It’s often said that Chinese has the same word for “crisis” and “opportunity.”
While this saying appears to be more of an urban legend than a correct translation, it’s still a good reminder for investors. And, Warren Buffett’s expressed a similar sentiment by saying to “be greedy when others are fearful.”
Well, today people are fearful because of more trade squabbles with China. Are there opportunities to get greedy with the S&P 500 suffering its biggest drop since late May? Let’s consider some companies that have pulled back and may offer some potential entries.
The first area to consider are oil refiners. Did you know companies like Valero Energy (VLO), Andeavor (ANDV) and Phillips 66 (PSX) have risen 15-25 percent so far this year? Did you know they’re riding a way of strong pricing for gasoline and a profitable differential between WTI crude and Brent crude? Did you know many companies in this industry have pulled back to some levels where chart watchers may see an opportunity?
Phillips 66 (PSX) with 50-day moving average.

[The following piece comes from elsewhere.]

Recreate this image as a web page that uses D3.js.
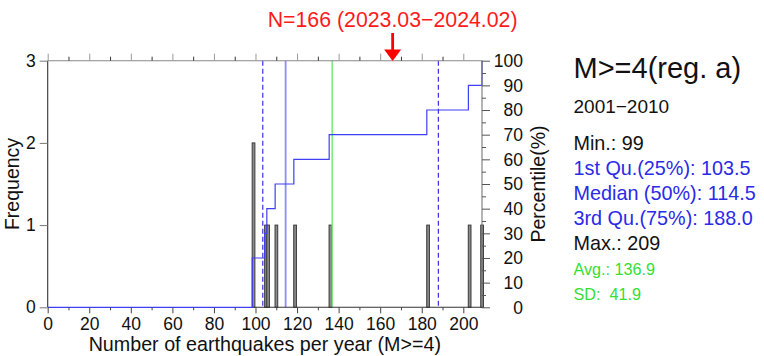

Refiners have followed other energy stocks lower in the last month as investors brace for OPEC and Russia to increase oil production at their meeting later this week. But that news may be priced in and economic growth remains strong. Furthermore, strong U.S. production has limited the price of WTI crude while global quotas have allowed Brent to rise. That’s widening the “crack spread,” refiners’ industry’s most important source of profit.
One other name popped up on my specialized pullback scanner: Juniper Networks (JNPR). The tech stock has muscled higher since showing signs of a turnaround in early May, and had a bullish options trade on June 8. Since then it’s pulled back to a potential support level around $27.
In conclusion, this isn’t a trade recommendation and everyone needs to do their own homework. But stocks have pulled back despite good fundamentals and strong economic data. There could be “opportunities” in the current “crisis.”